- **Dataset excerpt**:
+++

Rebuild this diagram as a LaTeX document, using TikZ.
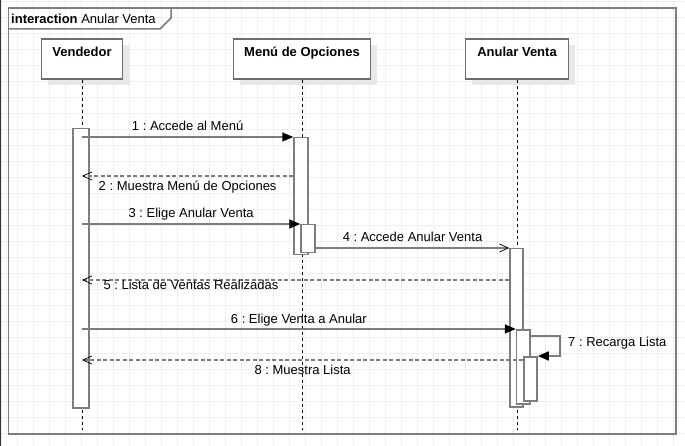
\documentclass[tikz,border=0pt]{standalone}
\usepackage{fontspec}
\setmainfont{Liberation Sans}
\usetikzlibrary{arrows.meta,shadows}
\frenchspacing

\definecolor{umlgray}{RGB}{125,125,125}
\definecolor{headgray}{RGB}{110,110,110}
\definecolor{gridgray}{RGB}{238,238,238}
\definecolor{shadowgray}{RGB}{232,232,232}

\tikzset{
  gridline/.style={draw=gridgray, line width=0.8pt},
  frame/.style={draw=umlgray, line width=1.5pt},
  head/.style={draw=headgray, line width=1.5pt, fill=white, minimum height=40pt, inner sep=0pt,
    drop shadow={shadow xshift=6pt, shadow yshift=-6pt, fill=shadowgray, opacity=1}},
  headtext/.style={anchor=base, yshift=-18pt, inner sep=0pt, font=\fontsize{13}{15}\selectfont\bfseries},
  lifeline/.style={draw=black, line width=0.8pt, dash pattern=on 3.5pt off 2.5pt},
  act/.style={draw=umlgray, line width=1.5pt, fill=white, minimum width=14pt, inner sep=0pt, anchor=north},
  call/.style={draw=umlgray, line width=1.5pt, -{Triangle[length=11pt,width=9pt,color=black]}},
  async/.style={draw=umlgray, line width=1.5pt, -{Straight Barb[length=9pt,width=8pt,color=black,line width=0.7pt]}},
  reply/.style={async, dash pattern=on 4pt off 2.5pt},
  lbla/.style={anchor=base, yshift=6pt, inner sep=0pt},
  lblb/.style={anchor=base, yshift=-14.5pt, inner sep=0pt}
}

\begin{document}
\begin{tikzpicture}[x=1pt,y=-1pt,font=\fontsize{13}{15}\selectfont]
    \useasboundingbox[fill=white] (0,0) rectangle (685,446);
    \foreach \gx in {1,17,...,673} \draw[gridline] (\gx,0) -- (\gx,446);
    \foreach \gy in {1,17,...,433} \draw[gridline] (0,\gy) -- (685,\gy);
    \draw[black!80, line width=1.4pt] (0.7,0) -- (0.7,446);

    \draw[frame] (8.7,8) rectangle (676,434);
    \draw[frame] (8.7,29) -- (160,29) -- (171,18) -- (171,8);
    \node[anchor=base west, inner sep=0pt] (title) at (11,23.3) {\textbf{interaction} Anular Venta};

    \node[head, minimum width=81pt, label={[headtext]north:Vendedor}] (vendedor) at (82,59) {};
    \node[head, minimum width=137pt, label={[headtext]north:Menú de Opciones}] (menu) at (302,59) {};
    \node[head, minimum width=103pt, label={[headtext]north:Anular Venta}] (anular) at (517,59) {};

    \coordinate (low) at (0,430);
    \draw[lifeline] (vendedor.south) -- (vendedor.south |- low);
    \draw[lifeline] (menu.south) -- (menu.south |- low);
    \draw[lifeline] (anular.south) -- (anular.south |- low);

    \node[act, minimum width=16pt, minimum height=279pt] (act0) at (81,128) {};
    \node[act, minimum height=117pt] (act1) at (301,137) {};
    \node[act, minimum height=28pt] (act2) at (308,224) {};
    \node[act, minimum width=13pt, minimum height=158pt] (act3) at (516.5,248) {};
    \node[act, minimum width=13.5pt, minimum height=74pt] (act4) at (523.25,329) {};
    \node[act, minimum width=13pt, minimum height=44pt] (act5) at (530.5,356) {};

    \coordinate (v1) at (82,137);
    \coordinate (v2) at (82,176);
    \coordinate (v3) at (82,224);
    \coordinate (v5) at (82,280);
    \coordinate (v6) at (82,329);
    \coordinate (v8) at (82,360);
    \coordinate (self) at (560,336);

    \draw[call] (v1) -- node[lbla] (l1) {1 : Accede al Menú} (act1.north west);
    \draw[reply] (act1.west |- v2) -- node[lblb] (l2) {2 : Muestra Menú de Opciones} (v2);
    \draw[call] (v3) -- node[lbla] (l3) {3 : Elige Anular Venta} (act2.north west);
    \draw[async] (act2.east |- act3.north) -- node[lbla] (l4) {4 : Accede Anular Venta} (act3.north west);
    \draw[reply] (act3.west |- v5) -- node[lblb, yshift=4.5pt, pos=0.745] (l5) {5 : Lista de Ventas Realizadas} (v5);
    \draw[call] (v6) -- node[lbla] (l6) {6 : Elige Venta a Anular} (act4.north west);
    \draw[call] (act4.east |- self) -- (self) |- (act5.north east);
    \node[anchor=base west, inner sep=0pt] (l7) at (568,346) {7 : Recarga Lista};
    \draw[reply] (act5.west |- v8) -- node[lblb] (l8) {8 : Muestra Lista} (v8);
\end{tikzpicture}
\end{document}
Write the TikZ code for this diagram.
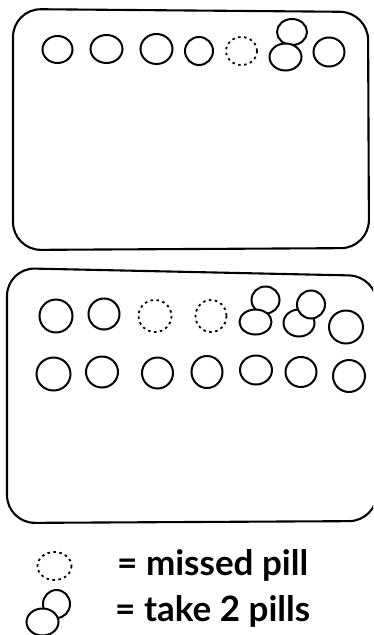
\documentclass[tikz,border=0pt]{standalone}
\usepackage{fontspec}
\setmainfont{Lato}
\begin{document}
\begin{tikzpicture}[x=1pt,y=-1pt,
  card/.style={draw=black,line width=2.1pt,rounded corners=28pt},
  pill/.style={draw=black,line width=2pt},
  missed/.style={draw=black,line width=1.8pt,dash pattern=on 2.5pt off 3.5pt},
  legend/.style={anchor=base west,inner sep=0pt,font=\fontsize{35}{35}\selectfont\bfseries}]
\useasboundingbox (0,0) rectangle (373,635);
\begin{scope}
\clip (0,0) rectangle (373,635);
% cards
\draw[card] (13,9) -- (368,12) -- (369,248) -- (13,250) -- cycle;
\draw[card] (7,268) -- (377,276) -- (377,521) -- (7,523) -- cycle;
\end{scope}
% top card pills
\draw[pill] (57.5,49.5) ellipse [x radius=15,y radius=13.5];
\draw[pill] (106.5,49) ellipse [x radius=16,y radius=14];
\draw[pill] (156.5,49) ellipse [x radius=16,y radius=15];
\draw[pill] (199,51) ellipse [x radius=14,y radius=14];
\draw[missed] (241.5,51) ellipse [x radius=15.5,y radius=14];
\draw[pill] (292,32) ellipse [x radius=15,y radius=13];
\draw[pill,fill=white] (285.5,57) ellipse [x radius=16,y radius=13.5];
\draw[pill] (329,52) ellipse [x radius=15.5,y radius=14.5];
% bottom card row 1
\draw[pill] (56,316) ellipse [x radius=16.5,y radius=16.5];
\draw[pill] (104,314) ellipse [x radius=15.5,y radius=15.5];
\draw[missed] (155,316) ellipse [x radius=16.5,y radius=16];
\draw[missed] (211,316) ellipse [x radius=15.5,y radius=16];
\draw[pill] (265.5,300) ellipse [x radius=14,y radius=13.5];
\draw[pill,fill=white] (255.5,322) ellipse [x radius=16,y radius=12.5];
\draw[pill] (299,323) ellipse [x radius=15.5,y radius=13.5];
\draw[pill,fill=white] (311,304.5) ellipse [x radius=14,y radius=14];
\draw[pill] (346,327) ellipse [x radius=17,y radius=16.5];
% bottom card row 2
\draw[pill] (53.5,374) ellipse [x radius=17,y radius=16.5];
\draw[pill] (102,372) ellipse [x radius=16,y radius=15.5];
\draw[pill] (157.5,373) ellipse [x radius=15.5,y radius=15.5];
\draw[pill] (207,372) ellipse [x radius=15.5,y radius=16];
\draw[pill] (256,370) ellipse [x radius=16,y radius=14.5];
\draw[pill] (301,372) ellipse [x radius=15.5,y radius=15];
\draw[pill] (349,376) ellipse [x radius=16,y radius=16];
% legend
\draw[missed] (54.5,566) ellipse [x radius=17,y radius=14];
\draw[pill] (56.5,604) ellipse [x radius=13.5,y radius=14];
\draw[pill,fill=white] (42.5,622) ellipse [x radius=16,y radius=13.5];
\node[legend] (l1) at (117,575) {= missed pill};
\node[legend] (l2) at (115,621) {= take 2 pills};
\end{tikzpicture}
\end{document}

+++

- **TO BE DONE**: Set down word for word the lines from the first entry through the line with "(anular) at (517,59)", both included, omitting pictures.

- **SOLUTION TO THIS TASK**:
Rebuild this diagram as a LaTeX document, using TikZ.
\documentclass[tikz,border=0pt]{standalone}
\usepackage{fontspec}
\setmainfont{Liberation Sans}
\usetikzlibrary{arrows.meta,shadows}
\frenchspacing

\definecolor{umlgray}{RGB}{125,125,125}
\definecolor{headgray}{RGB}{110,110,110}
\definecolor{gridgray}{RGB}{238,238,238}
\definecolor{shadowgray}{RGB}{232,232,232}

\tikzset{
  gridline/.style={draw=gridgray, line width=0.8pt},
  frame/.style={draw=umlgray, line width=1.5pt},
  head/.style={draw=headgray, line width=1.5pt, fill=white, minimum height=40pt, inner sep=0pt,
    drop shadow={shadow xshift=6pt, shadow yshift=-6pt, fill=shadowgray, opacity=1}},
  headtext/.style={anchor=base, yshift=-18pt, inner sep=0pt, font=\fontsize{13}{15}\selectfont\bfseries},
  lifeline/.style={draw=black, line width=0.8pt, dash pattern=on 3.5pt off 2.5pt},
  act/.style={draw=umlgray, line width=1.5pt, fill=white, minimum width=14pt, inner sep=0pt, anchor=north},
  call/.style={draw=umlgray, line width=1.5pt, -{Triangle[length=11pt,width=9pt,color=black]}},
  async/.style={draw=umlgray, line width=1.5pt, -{Straight Barb[length=9pt,width=8pt,color=black,line width=0.7pt]}},
  reply/.style={async, dash pattern=on 4pt off 2.5pt},
  lbla/.style={anchor=base, yshift=6pt, inner sep=0pt},
  lblb/.style={anchor=base, yshift=-14.5pt, inner sep=0pt}
}

\begin{document}
\begin{tikzpicture}[x=1pt,y=-1pt,font=\fontsize{13}{15}\selectfont]
    \useasboundingbox[fill=white] (0,0) rectangle (685,446);
    \foreach \gx in {1,17,...,673} \draw[gridline] (\gx,0) -- (\gx,446);
    \foreach \gy in {1,17,...,433} \draw[gridline] (0,\gy) -- (685,\gy);
    \draw[black!80, line width=1.4pt] (0.7,0) -- (0.7,446);

    \draw[frame] (8.7,8) rectangle (676,434);
    \draw[frame] (8.7,29) -- (160,29) -- (171,18) -- (171,8);
    \node[anchor=base west, inner sep=0pt] (title) at (11,23.3) {\textbf{interaction} Anular Venta};

    \node[head, minimum width=81pt, label={[headtext]north:Vendedor}] (vendedor) at (82,59) {};
    \node[head, minimum width=137pt, label={[headtext]north:Menú de Opciones}] (menu) at (302,59) {};
    \node[head, minimum width=103pt, label={[headtext]north:Anular Venta}] (anular) at (517,59) {};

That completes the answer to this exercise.